7. Limitations and Future Directions

Despite significant progress, collaborative inverse rendering faces open challenges:

  • Domain gap between synthetic and real signals: Both Uni-Renderer and MAIR note failures when applied to real-world or highly complex geometries if trained purely on synthetic data, suggesting the need for large-scale real-capture datasets with comprehensive ground truth (Chen et al., 2024, Choi et al., 2023).
  • Extension to multi-modal, full-3D, temporally coherent, or NeRF-style joint modeling within diffusion or other frameworks is identified as a future avenue (Chen et al., 2024).
  • LiDAR–RGB fusion is not trivially generalized to all material types or heavily occluded scenes.

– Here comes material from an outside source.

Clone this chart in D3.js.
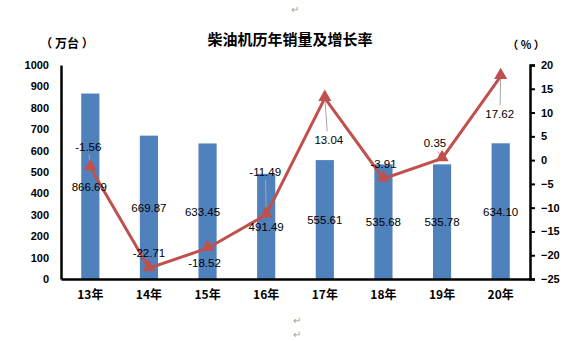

Robust handling of missing data, outliers, and geometry inaccuracies is a continuing area of study (Chen et al., 23 Jul 2025).
  • Topological priors are most valuable in high-genus and structurally ambiguous settings; for low-genus or convex shapes, their benefit may be marginal (Gao et al., 17 Jan 2026).

The ongoing convergence of photometric, physical, multimodal, and topological cues into unified, collaborative inverse rendering pipelines promises broader applicability and improved reliability in vision and computer graphics.